By employing these detection methods, you can identify potential data leakage in your model and take appropriate steps to address it. It is important to ensure that the model is trained and evaluated using information that would realistically be available during prediction time, allowing for reliable and accurate predictions in real-world scenarios.

How to remove Data Leakage

To remove data leakage from your machine learning pipeline, consider the following steps:

Understand the Data and the Task: Gain a thorough understanding of the problem you’re trying to solve, the data you have, and how it was collected. Identify which features are relevant and would realistically be available at the time of making predictions.
Careful Feature Selection: Review all the features used in your model and identify any that include information not available at the time of prediction or directly reveal the target variable. Remove or modify these features to avoid data leakage.
Proper Data Splitting: Split your data into training, validation, and testing sets at an early stage of your pipeline before performing any preprocessing or feature extraction. This ensures that the split is done before any information from the testing set is inadvertently used during model development.
Pre-processing Inside the Cross-Validation Loop: If you’re using techniques like cross-validation, perform any data preprocessing steps within the cross-validation loop.
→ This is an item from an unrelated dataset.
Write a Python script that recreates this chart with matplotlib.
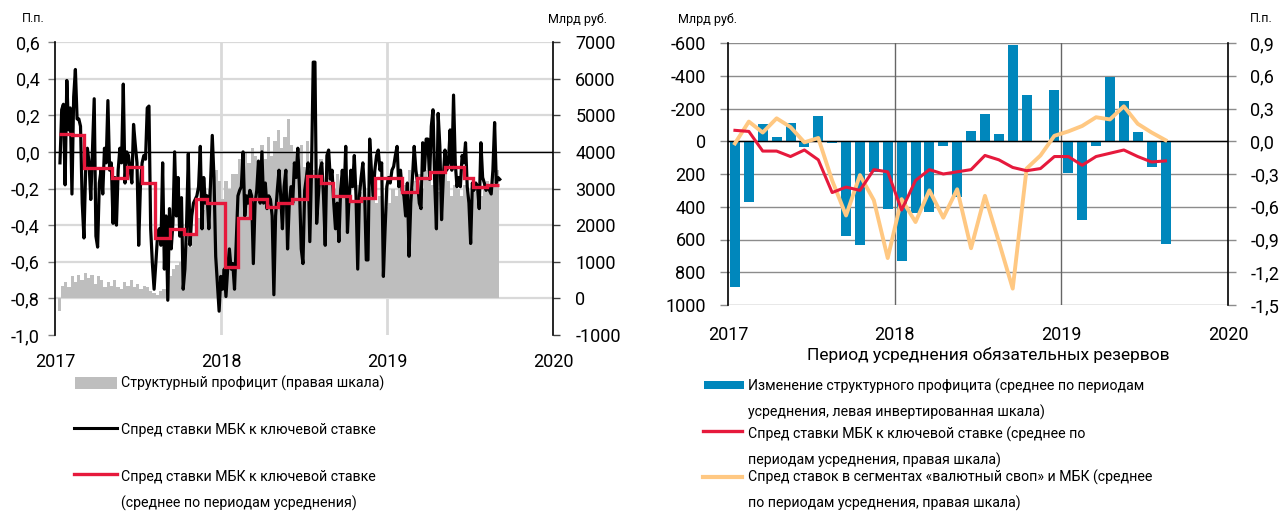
import numpy as np
import matplotlib.pyplot as plt
from matplotlib.lines import Line2D
from matplotlib.patches import Rectangle
import matplotlib.transforms as mtransforms

plt.rcParams['font.family'] = ['Roboto', 'DejaVu Sans']
plt.rcParams['axes.unicode_minus'] = False

W, H = 1286, 515

# ---------------- data: left panel (months since Jan 2017) ----------------
# daily spread of interbank rate to key rate, p.p.
spread = [
    -0.06, 0.23, 0.26, -0.18, 0.39, 0.12, 0.24, -0.23, 0.30, 0.45, 0.18, 0.18, 0.14, -0.28, -0.47,
    -0.10, 0.02, -0.06, -0.26, 0.02, 0.29, -0.46, -0.52, -0.17, -0.10, -0.23, 0.02, -0.06, 0.28,
    -0.10, -0.06, -0.39, -0.14, -0.40, -0.10, 0.02, -0.06, 0.37, -0.17, 0.00, -0.02, -0.10, -0.17,
    0.15, 0.04, -0.06, -0.51, -0.19, -0.06, -0.02, -0.04, 0.24, 0.25, -0.42, -0.61, -0.75, -0.61,
    -0.46, -0.42,
    -0.51, -0.06, -0.64, -0.35, -0.81, -0.31, -0.53, -0.39, 0.00, -0.35, -0.14, -0.46, -0.25, -0.75,
    -0.64, -0.39, -0.01, -0.51, -0.35, -0.28, -0.26, -0.24, -0.19, 0.03, -0.42, -0.14, -0.28, -0.24,
    -0.42, -0.17, 0.09, -0.14, -0.57, -0.72, -0.87, -0.68, -0.75, -0.64, -0.79, -0.64, -0.53, -0.64,
    -0.61, -0.75, -0.50, -0.24, -0.21, -0.19, 0.00, -0.35, -0.24, -0.28, -0.21, -0.24, -0.61, -0.28,
    -0.21, -0.05, -0.28, 0.00, -0.28, -0.17, -0.31, -0.24, -0.26,
    -0.35, -0.78, -0.35, -0.21, -0.10, -0.24, -0.42, -0.19, -0.10, -0.53, -0.28, -0.19, -0.28, -0.06,
    -0.14, 0.02, -0.21, -0.53, -0.61, -0.21, -0.14, -0.06, -0.49, -0.10, 0.49, 0.49, -0.39, -0.24,
    -0.10, -0.06, -0.24, -0.51, -0.02, 0.01, -0.15, -0.10, -0.28, -0.42, -0.28, -0.49, -0.21, -0.10,
    -0.24, 0.03, -0.44, -0.24, -0.10, -0.19, -0.02, -0.24, -0.64, -0.24, -0.14, -0.06, -0.21, -0.59,
    -0.59, 0.07, -0.10, -0.24, -0.10, -0.02, 0.01, -0.10, -0.06, -0.68,
    -0.42, -0.19, -0.14, -0.17, -0.10, -0.08, -0.02, 0.03, -0.19, -0.10, -0.21, -0.24, -0.35, -0.17,
    -0.57, -0.28, -0.14, 0.03, -0.10, -0.17, -0.28, -0.31, 0.05, -0.10, 0.07, 0.07, -0.15, 0.14,
    0.23, -0.17, -0.42, 0.21, 0.03, -0.37, -0.14, 0.01, -0.10, -0.06, 0.12, -0.10, 0.31, -0.06,
    -0.19, -0.14, -0.19, -0.02, -0.06, 0.05, -0.19, -0.28, -0.50, -0.17, -0.21, -0.17, -0.19, -0.31,
    0.05, -0.14, -0.17, -0.21, -0.19, -0.21, -0.23, -0.10, 0.16, -0.17, -0.14, -0.15,
]
spread_start, spread_end = 0.36, 32.15

# weekly structural liquidity surplus, bn rub
surplus = [
    -350, 350, 450, 300, 600, 450, 650, 500, 700, 550, 650, 400, 600, 500, 300, 450,
    350, 500, 300, 250, 450, 350, 500, 300, 400, 250, 350, 300, 200, 150, 100, 200, 250,
    450, 600, 800, 900, 1000, 1200, 1500, 1400, 1700, 2000, 2200, 2400, 2700, 3000, 3300, 3500, 3200,
    2700, 3200, 3000, 3400, 3400, 3800, 3600, 4000, 3700, 4100, 3900, 3600, 4200, 3800, 4400, 3900,
    4300, 4600, 4100, 4400, 4900, 4200, 4000, 3800, 4200, 3600, 4300, 3700, 3500, 3300, 3800, 3100,
    3500, 3200, 3000, 3400, 2900, 3000, 2800, 3300, 2600, 3100, 2900, 3200, 2700, 3000, 3200, 2600,
    2800, 2300, 2500,
    2600, 3000, 2800, 3200, 3300, 3100, 3500, 3000, 3200, 3400, 3000, 3500, 3300, 3100, 3400, 2900,
    3200, 3500, 3200, 2800, 3100, 3000, 2800, 3100, 2700, 2600, 2900, 3000, 2800, 3100, 3200, 3000,
    3400, 3500,
]
surplus_start, surplus_end = 0.3, 32.0

# spread averaged over reserve averaging periods, p.p.
avg_spread = [0.10, 0.09, -0.09, -0.09, -0.14, -0.08, -0.17, -0.47, -0.42, -0.45, -0.26, -0.28,
              -0.63, -0.36, -0.26, -0.30, -0.28, -0.26, -0.13, -0.17, -0.24, -0.27, -0.25, -0.14,
              -0.14, -0.22, -0.14, -0.11, -0.08, -0.14, -0.19, -0.18]
period_edges = [0.3, 1.2, 2.1, 3.1, 4.1, 5.2, 6.3, 7.2, 8.3, 9.3, 10.2, 11.0, 12.3, 13.25, 14.1,
                15.3, 16.1, 17.1, 18.2, 19.2, 20.1, 21.3, 22.1, 23.1, 24.1, 25.1, 26.15, 27.1,
                28.2, 29.6, 30.2, 31.2, 32.1]

# ---------------- data: right panel ----------------
surplus_change = [890, 370, -105, -24, -112, 35, -153, 12, 579, 632, 190, 416, 734, 440, 434, 30,
                  343, -63, -165, -43, -585, -281, -3, -312, 196, 483, 28, -393, -247, -55, 157, 626]
swap_spread = [-0.02, 0.18, 0.08, 0.21, 0.13, -0.01, 0.03, -0.36, -0.68, -0.31, -0.54, -1.07,
               -0.53, -0.74, -0.45, -0.70, -0.44, -0.98, -0.50, -0.92, -1.35, -0.25, -0.13, 0.05,
               0.09, 0.14, 0.22, 0.20, 0.32, 0.16, 0.08, 0.01]

years = ['2017', '2018', '2019', '2020']
year_pos = [0, 12, 24, 36]

RED = '#E6193C'
BLUE = '#0087BC'
ORANGE = '#FFC882'
GRAY = '#BEBEBE'


def comma(v, _=None):
    s = f"{v:.1f}".replace('.', ',')
    return '0,0' if s == '-0,0' else s


def box(l, t, r, b):
    return [l / W, 1 - b / H, (r - l) / W, (b - t) / H]


fig = plt.figure(figsize=(W / 100, H / 100), dpi=100)

# ================= left panel =================
ax1 = fig.add_axes(box(55, 42, 553, 335))
ax1r = ax1.twinx()
ax1.set_zorder(ax1r.get_zorder() + 1)
ax1.patch.set_visible(False)

for v in range(0, 8000, 1000):
    ax1r.axhline(v, color='#d9d9d9', lw=1.6, zorder=0)
for p in year_pos[1:3]:
    ax1r.axvline(p, color='#d9d9d9', lw=2, zorder=0)

t_s = np.linspace(surplus_start, surplus_end, len(surplus))
step = t_s[1] - t_s[0]
ax1r.bar(t_s, surplus, width=step, color=GRAY, linewidth=0, zorder=1)

ax1.axhline(0, color='black', lw=1, zorder=1)
t_d = np.linspace(spread_start, spread_end, len(spread))
ax1.plot(t_d, spread, color='black', lw=2.3, solid_joinstyle='round', zorder=2)
ax1.stairs(avg_spread, period_edges, color=RED, lw=2.4, baseline=None, zorder=3)

ax1.set_xlim(0, 36)
ax1.set_ylim(-1.0, 0.6)
ax1r.set_ylim(-1000, 7000)
ax1.set_yticks(np.round(np.arange(-1.0, 0.61, 0.2), 1))
ax1.yaxis.set_major_formatter(comma)
ax1r.set_yticks(range(-1000, 7001, 1000))
ax1.set_xticks(year_pos)
ax1.set_xticklabels(years)

for s in ['top', 'right', 'bottom']:
    ax1.spines[s].set_visible(False)
for s in ['top', 'left', 'bottom']:
    ax1r.spines[s].set_visible(False)
ax1.spines['left'].set_linewidth(1.2)
ax1r.spines['right'].set_linewidth(1.2)
ax1.tick_params(axis='y', direction='out', length=5, width=1, color='#808080', labelsize=13, pad=6)
ax1r.tick_params(axis='y', direction='out', length=5, width=1, color='#404040', labelsize=13, pad=11)
ax1.tick_params(axis='x', length=0, labelsize=13, pad=13)

fig.text(33 / W, 1 - 18 / H, 'П.п.', ha='center', va='center', fontsize=9)
fig.text(577 / W, 1 - 19 / H, 'Млрд руб.', ha='center', va='center', fontsize=9)

# ================= right panel =================
ax2 = fig.add_axes(box(728, 43, 1228, 305))
ax2r = ax2.twinx()

for v in range(-600, 1001, 200):
    ax2.axhline(v, color='#8c8c8c', lw=1, zorder=0)
for p in year_pos[1:3]:
    ax2.axvline(p, color='#666666', lw=1, zorder=0)

months = np.arange(len(surplus_change)) + 0.5
ax2.bar(months, surplus_change, width=0.72, color=BLUE, linewidth=0, zorder=2)
ax2.axhline(0, color='black', lw=1, zorder=3)

ax2r.plot(months, swap_spread, color=ORANGE, lw=2.8, solid_joinstyle='round')
ax2r.plot(months, avg_spread, color=RED, lw=2.2, solid_joinstyle='round')

ax2.set_xlim(0, 36)
ax2.set_ylim(1000, -600)
ax2r.set_ylim(-1.5, 0.9)
ax2.set_yticks(range(-600, 1001, 200))
ax2r.set_yticks(np.round(np.arange(-1.5, 0.91, 0.3), 1))
ax2r.yaxis.set_major_formatter(comma)
ax2.set_xticks(year_pos)
ax2.set_xticklabels(years)
shift = mtransforms.ScaledTranslation(7 / 100, 0, fig.dpi_scale_trans)
for lab in ax2.get_xticklabels():
    lab.set_transform(lab.get_transform() + shift)

for a in (ax2, ax2r):
    a.spines['top'].set_visible(False)
    a.spines['bottom'].set_visible(False)
ax2.spines['right'].set_visible(False)
ax2r.spines['left'].set_visible(False)
ax2.spines['left'].set_linewidth(1.2)
ax2r.spines['right'].set_linewidth(1.2)
ax2.tick_params(axis='y', direction='out', length=6, width=1, color='#8c8c8c', labelsize=13, pad=10)
ax2r.tick_params(axis='y', direction='out', length=6, width=1, color='#8c8c8c', labelsize=13, pad=10)
ax2.tick_params(axis='x', length=0, labelsize=13, pad=15)

fig.text(988 / W, 1 - 355 / H, 'Период усреднения обязательных резервов',
         ha='center', va='center', fontsize=12.5)
fig.text(707 / W, 1 - 19 / H, 'Млрд руб.', ha='center', va='center', fontsize=9)
fig.text(1261 / W, 1 - 19 / H, 'П.п.', ha='center', va='center', fontsize=9)

# ================= legends =================
def legend_text(x, y, lines):
    for i, s in enumerate(lines):
        fig.text(x / W, 1 - (y + 26 * i) / H, s, ha='left', va='center', fontsize=10.2)


def legend_line(x0, x1, y, color, lw):
    fig.add_artist(Line2D([x0 / W, x1 / W], [1 - y / H, 1 - y / H], color=color, lw=lw,
                          transform=fig.transFigure))


def legend_patch(x0, y0, x1, y1, color):
    fig.add_artist(Rectangle((x0 / W, 1 - y1 / H), (x1 - x0) / W, (y1 - y0) / H, color=color,
                             transform=fig.transFigure, lw=0))


legend_patch(75, 377, 117, 389, GRAY)
legend_text(121, 383, ['Структурный профицит (правая шкала)'])
legend_line(74, 117, 428, 'black', 2.2)
legend_text(121, 430, ['Спред ставки МБК к ключевой ставке'])
legend_line(74, 117, 474, RED, 2.4)
legend_text(121, 477, ['Спред ставки МБК к ключевой ставке', '(среднее по периодам усреднения)'])

legend_patch(704, 381, 744, 389, BLUE)
legend_text(748, 386, ['Изменение структурного профицита (среднее по периодам',
                       'усреднения, левая инвертированная шкала)'])
legend_line(703, 742, 431, RED, 2.4)
legend_text(748, 434, ['Спред ставки МБК к ключевой ставке (среднее по',
                       'периодам усреднения, правая шкала)'])
legend_line(703, 742, 477, ORANGE, 3)
legend_text(748, 477, ['Спред ставок в сегментах «валютный своп» и МБК (среднее',
                       'по периодам усреднения, правая шкала)'])

fig.savefig('out.png', dpi=100)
This ensures that preprocessing is applied separately to each fold of the data, preventing leakage of information from the validation set into the training set.
Avoid Overlapping Data: Ensure that the individuals or time periods present in your training and testing sets are non-overlapping. If the same instances appear in both sets, it can lead to data leakage. Make sure that the training and testing sets represent distinct and separate instances to obtain unbiased performance evaluation.

By following these steps, you can mitigate the risk of data leakage and build more robust and reliable machine learning models that provide accurate predictions in real-world scenarios.